__Given information__.

** start **

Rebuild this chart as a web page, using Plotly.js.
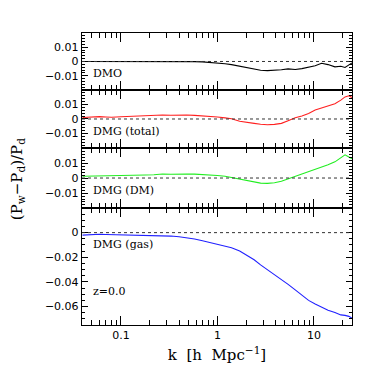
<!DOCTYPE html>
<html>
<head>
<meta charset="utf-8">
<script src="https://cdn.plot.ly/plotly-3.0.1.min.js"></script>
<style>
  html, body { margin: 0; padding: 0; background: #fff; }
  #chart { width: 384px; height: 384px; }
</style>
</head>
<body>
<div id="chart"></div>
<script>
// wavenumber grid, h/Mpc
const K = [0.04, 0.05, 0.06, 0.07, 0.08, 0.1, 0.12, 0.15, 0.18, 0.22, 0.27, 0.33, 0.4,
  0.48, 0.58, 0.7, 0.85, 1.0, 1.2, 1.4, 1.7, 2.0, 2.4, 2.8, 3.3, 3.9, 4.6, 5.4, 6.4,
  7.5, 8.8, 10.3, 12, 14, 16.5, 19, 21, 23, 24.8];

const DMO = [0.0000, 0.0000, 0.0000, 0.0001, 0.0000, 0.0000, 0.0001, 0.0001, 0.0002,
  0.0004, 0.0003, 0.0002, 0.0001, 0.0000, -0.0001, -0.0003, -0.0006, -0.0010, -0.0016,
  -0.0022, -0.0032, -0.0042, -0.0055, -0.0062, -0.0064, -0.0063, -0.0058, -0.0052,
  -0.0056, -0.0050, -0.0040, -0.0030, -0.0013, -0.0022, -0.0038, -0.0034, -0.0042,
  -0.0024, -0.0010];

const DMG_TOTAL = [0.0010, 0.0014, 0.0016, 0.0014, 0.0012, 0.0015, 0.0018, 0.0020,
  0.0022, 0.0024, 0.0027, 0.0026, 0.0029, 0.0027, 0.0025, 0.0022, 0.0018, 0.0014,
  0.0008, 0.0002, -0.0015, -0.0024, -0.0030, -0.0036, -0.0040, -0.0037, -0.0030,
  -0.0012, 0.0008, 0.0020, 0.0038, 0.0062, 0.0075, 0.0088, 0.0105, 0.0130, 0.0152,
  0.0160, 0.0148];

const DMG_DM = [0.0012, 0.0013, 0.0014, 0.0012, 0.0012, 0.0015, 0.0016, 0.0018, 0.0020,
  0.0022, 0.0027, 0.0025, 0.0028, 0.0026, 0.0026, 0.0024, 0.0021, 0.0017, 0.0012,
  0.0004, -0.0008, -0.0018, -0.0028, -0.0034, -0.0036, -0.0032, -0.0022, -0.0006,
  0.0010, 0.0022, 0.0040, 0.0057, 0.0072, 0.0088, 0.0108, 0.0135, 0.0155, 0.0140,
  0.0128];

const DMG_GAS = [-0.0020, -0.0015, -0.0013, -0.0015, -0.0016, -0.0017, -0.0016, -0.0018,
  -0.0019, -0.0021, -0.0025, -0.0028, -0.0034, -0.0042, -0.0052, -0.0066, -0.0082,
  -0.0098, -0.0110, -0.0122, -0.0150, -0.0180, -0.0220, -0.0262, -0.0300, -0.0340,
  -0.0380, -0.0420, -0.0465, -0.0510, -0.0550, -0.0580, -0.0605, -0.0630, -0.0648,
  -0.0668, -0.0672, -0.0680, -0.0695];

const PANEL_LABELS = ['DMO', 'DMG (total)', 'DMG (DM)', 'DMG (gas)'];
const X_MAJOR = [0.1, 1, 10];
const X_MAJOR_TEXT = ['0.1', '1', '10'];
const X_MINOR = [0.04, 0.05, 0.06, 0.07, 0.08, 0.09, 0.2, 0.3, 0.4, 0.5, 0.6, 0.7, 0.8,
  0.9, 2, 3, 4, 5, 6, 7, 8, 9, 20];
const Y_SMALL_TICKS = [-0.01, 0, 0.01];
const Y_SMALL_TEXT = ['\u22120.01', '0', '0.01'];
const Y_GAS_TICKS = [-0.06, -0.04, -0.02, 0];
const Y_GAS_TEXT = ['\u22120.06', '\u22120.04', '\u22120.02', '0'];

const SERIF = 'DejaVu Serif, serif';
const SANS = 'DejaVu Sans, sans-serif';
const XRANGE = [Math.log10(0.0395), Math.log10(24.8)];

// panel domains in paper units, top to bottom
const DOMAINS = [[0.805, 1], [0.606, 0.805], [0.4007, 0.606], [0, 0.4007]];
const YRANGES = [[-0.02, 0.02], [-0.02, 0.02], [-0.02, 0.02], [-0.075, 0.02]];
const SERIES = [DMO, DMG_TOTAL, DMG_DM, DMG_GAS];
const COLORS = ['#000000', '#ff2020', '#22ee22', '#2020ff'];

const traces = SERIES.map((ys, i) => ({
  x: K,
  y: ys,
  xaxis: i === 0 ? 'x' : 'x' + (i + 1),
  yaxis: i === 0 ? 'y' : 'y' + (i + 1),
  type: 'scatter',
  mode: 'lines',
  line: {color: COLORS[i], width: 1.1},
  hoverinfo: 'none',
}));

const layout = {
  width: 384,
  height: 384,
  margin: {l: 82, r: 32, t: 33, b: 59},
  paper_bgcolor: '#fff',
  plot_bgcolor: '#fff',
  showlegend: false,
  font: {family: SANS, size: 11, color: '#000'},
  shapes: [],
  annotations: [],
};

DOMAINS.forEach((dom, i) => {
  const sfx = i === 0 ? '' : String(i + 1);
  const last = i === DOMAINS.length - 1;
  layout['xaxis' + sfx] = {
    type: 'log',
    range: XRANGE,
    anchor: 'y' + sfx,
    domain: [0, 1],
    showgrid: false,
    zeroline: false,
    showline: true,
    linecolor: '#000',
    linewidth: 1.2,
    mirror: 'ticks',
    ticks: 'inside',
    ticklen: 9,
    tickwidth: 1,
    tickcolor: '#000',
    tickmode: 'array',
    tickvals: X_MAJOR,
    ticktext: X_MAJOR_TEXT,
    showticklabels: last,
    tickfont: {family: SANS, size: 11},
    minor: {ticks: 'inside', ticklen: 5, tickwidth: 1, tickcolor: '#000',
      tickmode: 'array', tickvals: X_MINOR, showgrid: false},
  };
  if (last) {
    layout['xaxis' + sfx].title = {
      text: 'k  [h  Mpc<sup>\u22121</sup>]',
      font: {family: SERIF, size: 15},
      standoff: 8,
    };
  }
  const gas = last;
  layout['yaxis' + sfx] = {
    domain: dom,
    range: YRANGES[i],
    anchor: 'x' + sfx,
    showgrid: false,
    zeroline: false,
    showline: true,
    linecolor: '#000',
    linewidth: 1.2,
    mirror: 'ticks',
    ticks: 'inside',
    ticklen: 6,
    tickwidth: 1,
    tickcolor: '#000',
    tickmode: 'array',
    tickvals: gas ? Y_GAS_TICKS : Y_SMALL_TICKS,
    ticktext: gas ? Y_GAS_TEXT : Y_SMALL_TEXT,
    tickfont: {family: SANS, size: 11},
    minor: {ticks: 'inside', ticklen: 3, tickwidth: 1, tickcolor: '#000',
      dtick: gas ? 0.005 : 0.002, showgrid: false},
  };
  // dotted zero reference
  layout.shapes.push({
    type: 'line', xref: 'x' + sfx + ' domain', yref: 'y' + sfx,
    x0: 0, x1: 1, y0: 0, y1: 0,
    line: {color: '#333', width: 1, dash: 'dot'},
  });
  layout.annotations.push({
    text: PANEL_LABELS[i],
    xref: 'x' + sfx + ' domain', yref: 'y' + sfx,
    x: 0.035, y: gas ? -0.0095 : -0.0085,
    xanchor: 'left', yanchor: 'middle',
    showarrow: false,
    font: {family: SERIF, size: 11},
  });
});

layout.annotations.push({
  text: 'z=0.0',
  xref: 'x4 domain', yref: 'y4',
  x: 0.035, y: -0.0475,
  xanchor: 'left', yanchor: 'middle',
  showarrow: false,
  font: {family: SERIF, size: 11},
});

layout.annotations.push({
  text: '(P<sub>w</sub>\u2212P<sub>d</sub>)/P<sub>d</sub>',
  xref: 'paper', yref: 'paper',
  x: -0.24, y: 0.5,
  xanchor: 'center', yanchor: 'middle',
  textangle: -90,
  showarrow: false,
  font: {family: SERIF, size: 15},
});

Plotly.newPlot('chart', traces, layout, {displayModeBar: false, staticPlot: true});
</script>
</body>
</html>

** end **

__Given instruction__.
Tally up the lines holding the string "chart" in this listing, and report the total alone.

__Correct output__.
4